Sam’s total grew to 281 species, Rich had 258, Vic reported 245, Dena had 196 and Julie Wills joined the listers with 169 while Holly Kleindist listed 167. Rob Bonner joined with 142 species and Tina recorded 130.
Sam reported 273 species, Eric Gofreed joined the listers with 255, Holly had 250, Rich reported 247, and Vic had 240. Rob Bonner recorded 196, Lisa Grubbs listed 190, Julie Wills had 163, Mark Philippart had 158 and Matt Crozier joined the group with 143 species.
Sam Hough broke his own record with a whopping 285 species, Holly came in second with 280, Eric reported 260, Vic had 255 and Rich recorded 253, Rob had 233 species and Chip Engleman joined with 220. Lydia Delventhal joined with 130 species and John Hildebrand joined the listers and recorded 120. When lists were combined, 308 bird species were recorded in Yavapai County.
Wow!
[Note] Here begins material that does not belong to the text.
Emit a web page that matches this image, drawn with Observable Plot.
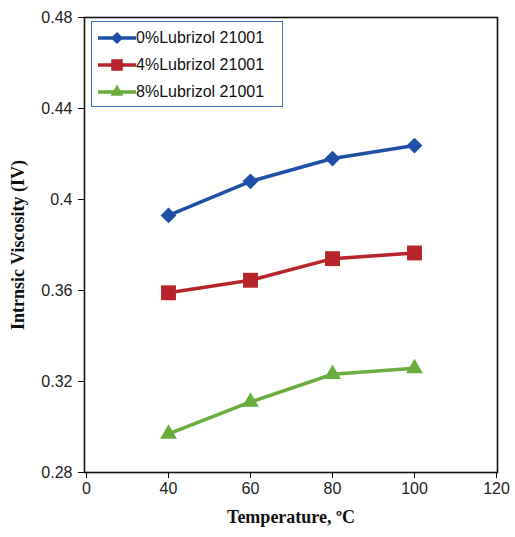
<!DOCTYPE html>
<html>
<head>
<meta charset="utf-8">
<script src="https://cdn.jsdelivr.net/npm/d3@7"></script>
<script src="https://cdn.jsdelivr.net/npm/@observablehq/plot@0.6"></script>
<style>
  html, body { margin: 0; padding: 0; background: #fff; }
  #wrap { position: relative; width: 515px; height: 537px; }
  #wrap > svg { position: absolute; left: 0; top: 0; }
  g[aria-label="x-axis label"] text, g[aria-label="y-axis label"] text {
    font: bold 18px "Liberation Serif", "Times New Roman", serif; fill: #111;
  }
  g[aria-label="x-axis tick label"] text, g[aria-label="y-axis tick label"] text {
    font-size: 16px; fill: #222;
  }
  #legend {
    position: absolute; left: 91px; top: 21px; width: 192px; height: 86px;
    border: 1.5px solid #3f6fc4; background: #fff; box-sizing: border-box;
    font: 16px "Liberation Sans", Arial, sans-serif; color: #111;
    padding-top: 2px;
  }
  #legend .row { display: flex; align-items: center; height: 27px; }
  #legend .row svg { position: static; margin-left: 4px; flex: none; }
</style>
</head>
<body>
<div id="wrap"></div>
<script>
// ---- data ----
const xLabels = ["0", "40", "60", "80", "100", "120"];
const temps = ["40", "60", "80", "100"];
const seriesNames = ["0%Lubrizol 21001", "4%Lubrizol 21001", "8%Lubrizol 21001"];
const iv0 = [0.393, 0.408, 0.418, 0.4237];
const iv4 = [0.359, 0.3645, 0.374, 0.3765];
const iv8 = [0.297, 0.311, 0.3232, 0.3258];
const yTicks = [0.28, 0.32, 0.36, 0.40, 0.44, 0.48];
const colors = ["#1f4fa6", "#b8242b", "#6aac3e"];

// square-proportioned diamond (Excel style)
const wideDiamond = {
  draw(ctx, size) {
    const r = Math.sqrt(size / 2);
    ctx.moveTo(0, -r); ctx.lineTo(r, 0); ctx.lineTo(0, r); ctx.lineTo(-r, 0); ctx.closePath();
  }
};
const symbols = [wideDiamond, d3.symbolSquare, d3.symbolTriangle];
const symbolR = [6.3, 8.4, 6.2];

const seriesValues = [iv0, iv4, iv8];
const rows = [];
seriesNames.forEach((s, i) => temps.forEach((t, j) => rows.push({series: s, temp: t, iv: seriesValues[i][j]})));

const dotMarks = seriesNames.map((s, i) =>
  Plot.dot(rows.filter(d => d.series === s), {
    x: "temp", y: "iv", symbol: symbols[i], fill: colors[i], r: symbolR[i], stroke: "none"
  })
);

const chart = Plot.plot({
  width: 515, height: 537,
  marginLeft: 84, marginRight: 18, marginTop: 17, marginBottom: 65,
  style: { fontFamily: "'Liberation Sans', Arial, sans-serif", background: "#fff" },
  x: { type: "point", domain: xLabels, padding: 0 },
  y: { domain: [0.28, 0.48] },
  marks: [
    Plot.axisX({ tickSize: 6, tickPadding: 4, label: "Temperature, ºC", labelAnchor: "center", labelOffset: 50 }),
    Plot.axisY({ ticks: yTicks, tickFormat: d3.format("~g"), tickSize: 6, tickPadding: 6,
      label: "Intrnsic Viscosity (IV)", labelAnchor: "center", labelArrow: "none", labelOffset: 73 }),
    Plot.frame({ stroke: "#111", strokeWidth: 1.6 }),
    Plot.line(rows, { x: "temp", y: "iv", z: "series", stroke: "series", strokeWidth: 3.5 }),
    ...dotMarks
  ],
  color: { domain: seriesNames, range: colors }
});
document.getElementById("wrap").appendChild(chart);

// legend
const legend = document.createElement("div");
legend.id = "legend";
seriesNames.forEach((s, i) => {
  const row = document.createElement("div");
  row.className = "row";
  const sym = d3.create("svg").attr("width", 40).attr("height", 20);
  sym.append("line").attr("x1", 2).attr("x2", 40).attr("y1", 10).attr("y2", 10)
    .attr("stroke", colors[i]).attr("stroke-width", 3.5);
  sym.append("path").attr("transform", "translate(21,10)")
    .attr("d", d3.symbol(symbols[i], Math.PI * symbolR[i] * symbolR[i] * 0.6)())
    .attr("fill", colors[i]);
  row.appendChild(sym.node());
  const span = document.createElement("span");
  span.textContent = s;
  row.appendChild(span);
  legend.appendChild(row);
});
document.getElementById("wrap").appendChild(legend);
</script>
</body>
</html>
That’s a lot of names and numbers. Let’s make a few general comments:
1. Science always looks for trends in numbers. Clearly the number of birds is increasing with time. But one should ask if that reflects an increase in actual species diversity in Yavapai County or is it an artifact of birders getting better and spending more time in the field. The most likely answer to that is an increased enthusiasm, better biders use of eBird, etc. One obvious truth is: the Yavapai County is an awesome place to bird!
2. Notice that each year more birders are listed reporting their sightings. That’s an excellent demonstration of community building. Not only is birding alive and well; it provides a focal point of social growth. Nobody can say that Birding is a solitary activity.
3. If you get out and bird, please report your sightings to eBird. eBird can be used on your computer or on your smart phone. It provides a great central clearinghouse for bird sightings around the world and presents a terrific data base for science.
4. A remarkable item: many of these birders either work a full time job or are absent from the Valley during much of the year!